Exercise directions: Extract from the listing each line in which the word "this" appears.

Information shown:
_ _ _

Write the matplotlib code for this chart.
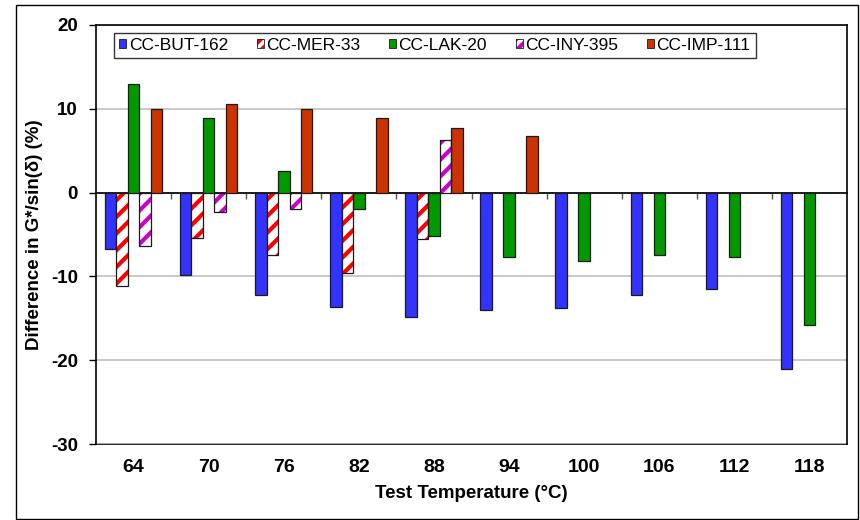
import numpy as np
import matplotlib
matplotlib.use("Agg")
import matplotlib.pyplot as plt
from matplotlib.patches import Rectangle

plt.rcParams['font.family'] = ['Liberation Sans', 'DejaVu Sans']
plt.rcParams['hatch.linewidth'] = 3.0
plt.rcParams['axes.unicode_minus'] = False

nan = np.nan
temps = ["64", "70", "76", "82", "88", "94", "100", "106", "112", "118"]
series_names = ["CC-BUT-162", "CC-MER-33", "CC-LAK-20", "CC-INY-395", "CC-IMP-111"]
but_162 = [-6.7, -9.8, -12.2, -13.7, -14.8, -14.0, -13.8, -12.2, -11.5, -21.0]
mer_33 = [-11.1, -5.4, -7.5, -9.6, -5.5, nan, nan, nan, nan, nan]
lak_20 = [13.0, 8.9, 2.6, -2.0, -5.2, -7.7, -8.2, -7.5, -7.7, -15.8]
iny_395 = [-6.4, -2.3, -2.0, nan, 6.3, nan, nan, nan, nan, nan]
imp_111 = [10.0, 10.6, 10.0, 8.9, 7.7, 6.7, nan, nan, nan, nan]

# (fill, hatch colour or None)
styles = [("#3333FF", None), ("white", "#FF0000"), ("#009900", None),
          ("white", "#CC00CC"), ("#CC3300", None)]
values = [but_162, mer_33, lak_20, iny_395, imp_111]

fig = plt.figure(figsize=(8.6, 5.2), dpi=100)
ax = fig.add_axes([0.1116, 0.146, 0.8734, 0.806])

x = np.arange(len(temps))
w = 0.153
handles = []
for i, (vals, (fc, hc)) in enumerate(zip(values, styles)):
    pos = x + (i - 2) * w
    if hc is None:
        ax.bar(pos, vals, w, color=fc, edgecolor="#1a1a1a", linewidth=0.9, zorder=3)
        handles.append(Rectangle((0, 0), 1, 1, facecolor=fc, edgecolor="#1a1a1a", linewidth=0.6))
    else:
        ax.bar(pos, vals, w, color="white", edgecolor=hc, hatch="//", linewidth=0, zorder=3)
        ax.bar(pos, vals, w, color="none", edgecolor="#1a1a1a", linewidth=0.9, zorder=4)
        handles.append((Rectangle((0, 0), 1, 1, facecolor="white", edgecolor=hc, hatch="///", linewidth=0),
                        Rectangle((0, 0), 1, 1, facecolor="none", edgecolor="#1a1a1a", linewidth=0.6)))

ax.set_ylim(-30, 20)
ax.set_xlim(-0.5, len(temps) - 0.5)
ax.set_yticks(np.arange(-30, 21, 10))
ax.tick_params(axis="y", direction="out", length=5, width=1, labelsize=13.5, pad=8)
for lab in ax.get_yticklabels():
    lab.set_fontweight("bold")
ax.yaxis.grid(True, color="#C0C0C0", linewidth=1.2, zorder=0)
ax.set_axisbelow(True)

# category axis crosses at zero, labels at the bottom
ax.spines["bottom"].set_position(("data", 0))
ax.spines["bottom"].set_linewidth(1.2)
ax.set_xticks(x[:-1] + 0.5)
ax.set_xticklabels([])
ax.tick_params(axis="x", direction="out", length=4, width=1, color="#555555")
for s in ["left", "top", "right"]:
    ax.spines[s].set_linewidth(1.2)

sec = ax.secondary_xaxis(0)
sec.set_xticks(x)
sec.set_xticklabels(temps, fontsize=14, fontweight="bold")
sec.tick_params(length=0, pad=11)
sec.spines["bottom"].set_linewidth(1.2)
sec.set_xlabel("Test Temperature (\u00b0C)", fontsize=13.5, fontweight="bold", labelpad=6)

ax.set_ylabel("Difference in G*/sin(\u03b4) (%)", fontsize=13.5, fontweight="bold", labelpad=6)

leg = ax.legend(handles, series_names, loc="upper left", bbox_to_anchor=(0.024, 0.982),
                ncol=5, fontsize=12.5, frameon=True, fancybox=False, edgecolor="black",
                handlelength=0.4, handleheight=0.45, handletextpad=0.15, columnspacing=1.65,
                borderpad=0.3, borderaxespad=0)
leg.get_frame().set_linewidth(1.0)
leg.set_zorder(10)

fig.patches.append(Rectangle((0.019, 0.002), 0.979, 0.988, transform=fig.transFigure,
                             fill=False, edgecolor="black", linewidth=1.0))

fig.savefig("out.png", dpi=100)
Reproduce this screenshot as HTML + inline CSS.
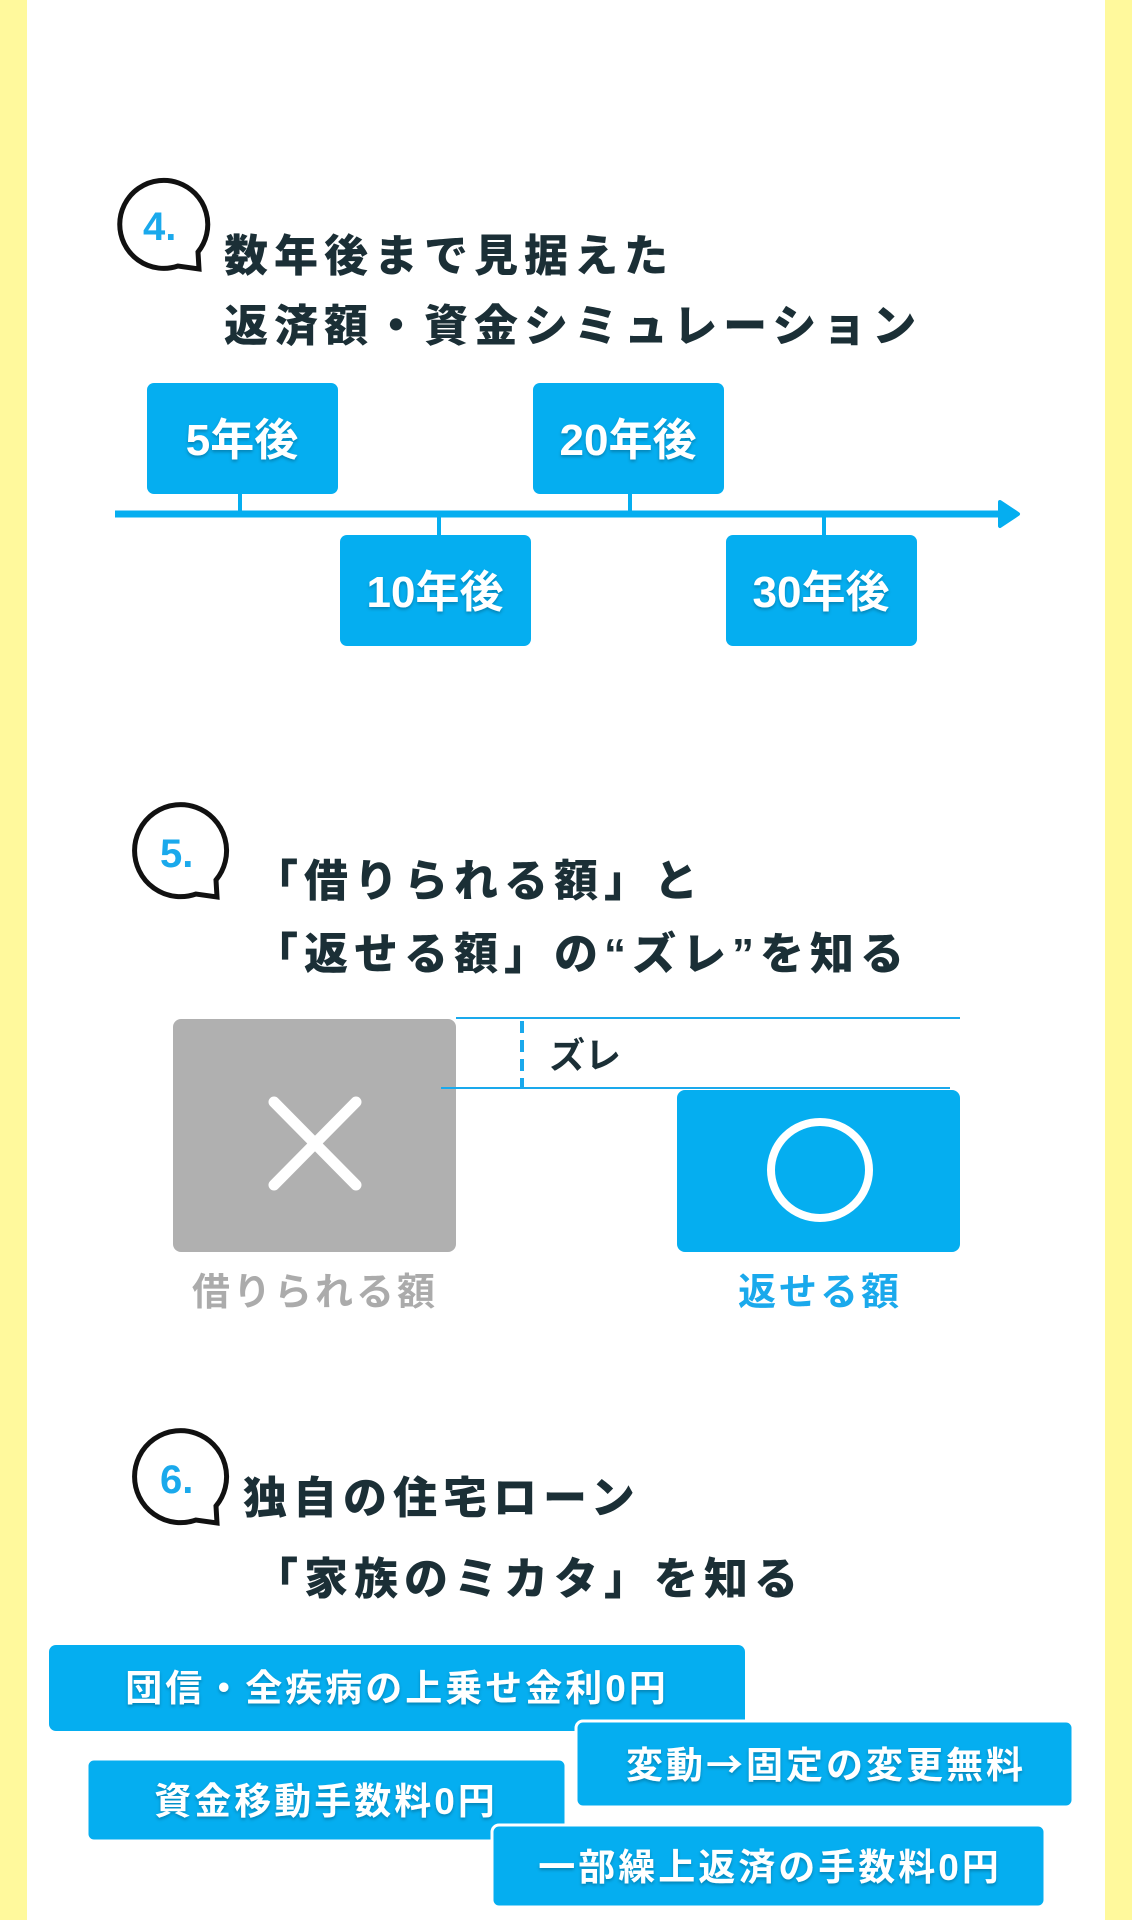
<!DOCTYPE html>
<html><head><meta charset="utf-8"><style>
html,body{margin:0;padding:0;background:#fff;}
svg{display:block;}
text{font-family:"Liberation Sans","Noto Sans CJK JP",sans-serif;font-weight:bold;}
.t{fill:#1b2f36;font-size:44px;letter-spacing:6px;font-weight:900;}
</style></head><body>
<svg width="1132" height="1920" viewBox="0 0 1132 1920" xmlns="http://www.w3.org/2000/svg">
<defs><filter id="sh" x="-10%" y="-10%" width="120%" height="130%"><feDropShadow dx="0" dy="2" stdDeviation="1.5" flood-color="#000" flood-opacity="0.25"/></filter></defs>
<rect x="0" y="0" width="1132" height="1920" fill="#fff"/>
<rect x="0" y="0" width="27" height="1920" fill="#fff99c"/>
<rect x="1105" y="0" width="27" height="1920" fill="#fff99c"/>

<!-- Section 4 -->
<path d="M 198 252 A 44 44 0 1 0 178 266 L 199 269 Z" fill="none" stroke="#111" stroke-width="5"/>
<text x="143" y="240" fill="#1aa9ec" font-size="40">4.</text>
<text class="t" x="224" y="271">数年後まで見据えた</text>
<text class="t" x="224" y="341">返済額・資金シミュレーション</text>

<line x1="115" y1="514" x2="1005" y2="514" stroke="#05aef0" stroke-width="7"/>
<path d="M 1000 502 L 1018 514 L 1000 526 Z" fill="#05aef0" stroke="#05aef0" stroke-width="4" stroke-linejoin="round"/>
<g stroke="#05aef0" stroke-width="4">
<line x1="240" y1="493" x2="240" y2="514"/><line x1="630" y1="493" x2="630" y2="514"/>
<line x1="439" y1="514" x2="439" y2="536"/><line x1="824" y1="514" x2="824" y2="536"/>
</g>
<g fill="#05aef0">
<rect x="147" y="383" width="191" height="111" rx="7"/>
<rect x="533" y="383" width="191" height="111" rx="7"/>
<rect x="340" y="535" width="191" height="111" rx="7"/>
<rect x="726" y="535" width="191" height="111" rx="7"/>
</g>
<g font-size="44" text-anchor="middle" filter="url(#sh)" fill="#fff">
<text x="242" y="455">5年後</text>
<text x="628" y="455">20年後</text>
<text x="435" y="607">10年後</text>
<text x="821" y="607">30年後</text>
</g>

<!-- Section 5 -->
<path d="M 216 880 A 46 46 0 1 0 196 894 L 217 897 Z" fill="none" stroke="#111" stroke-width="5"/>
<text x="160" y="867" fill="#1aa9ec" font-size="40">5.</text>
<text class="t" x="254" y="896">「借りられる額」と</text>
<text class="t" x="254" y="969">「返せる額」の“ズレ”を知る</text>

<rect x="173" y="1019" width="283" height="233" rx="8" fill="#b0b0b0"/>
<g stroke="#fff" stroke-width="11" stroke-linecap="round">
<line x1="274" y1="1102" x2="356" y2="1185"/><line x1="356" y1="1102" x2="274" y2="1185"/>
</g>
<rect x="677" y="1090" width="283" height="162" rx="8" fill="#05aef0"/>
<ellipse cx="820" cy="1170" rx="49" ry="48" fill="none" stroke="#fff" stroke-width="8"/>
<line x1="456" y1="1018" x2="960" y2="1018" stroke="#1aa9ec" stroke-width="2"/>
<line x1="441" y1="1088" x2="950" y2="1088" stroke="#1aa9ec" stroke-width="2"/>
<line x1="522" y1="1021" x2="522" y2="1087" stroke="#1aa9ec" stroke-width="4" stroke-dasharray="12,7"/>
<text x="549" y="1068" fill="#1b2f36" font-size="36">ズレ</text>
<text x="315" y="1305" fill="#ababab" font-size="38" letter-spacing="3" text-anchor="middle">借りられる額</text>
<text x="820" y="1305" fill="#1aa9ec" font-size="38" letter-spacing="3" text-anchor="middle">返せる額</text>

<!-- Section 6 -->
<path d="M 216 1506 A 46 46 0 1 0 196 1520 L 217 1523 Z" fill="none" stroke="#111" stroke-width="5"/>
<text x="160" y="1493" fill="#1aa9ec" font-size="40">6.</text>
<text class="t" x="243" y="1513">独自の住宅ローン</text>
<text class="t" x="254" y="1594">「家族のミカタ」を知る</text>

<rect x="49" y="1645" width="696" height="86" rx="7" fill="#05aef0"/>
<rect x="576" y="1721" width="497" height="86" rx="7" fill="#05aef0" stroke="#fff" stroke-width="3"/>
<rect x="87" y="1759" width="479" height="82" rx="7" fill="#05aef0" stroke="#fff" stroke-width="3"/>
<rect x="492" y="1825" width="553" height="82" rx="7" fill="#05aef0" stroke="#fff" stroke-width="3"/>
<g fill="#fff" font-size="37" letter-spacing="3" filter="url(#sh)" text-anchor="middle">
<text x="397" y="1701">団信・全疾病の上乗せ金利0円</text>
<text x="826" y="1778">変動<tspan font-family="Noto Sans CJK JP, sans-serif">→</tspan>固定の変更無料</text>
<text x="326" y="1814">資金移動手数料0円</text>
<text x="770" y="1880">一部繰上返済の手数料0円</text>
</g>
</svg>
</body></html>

_ _ _

Answer to the problem:
Write the matplotlib code for this chart.
Reproduce this screenshot as HTML + inline CSS.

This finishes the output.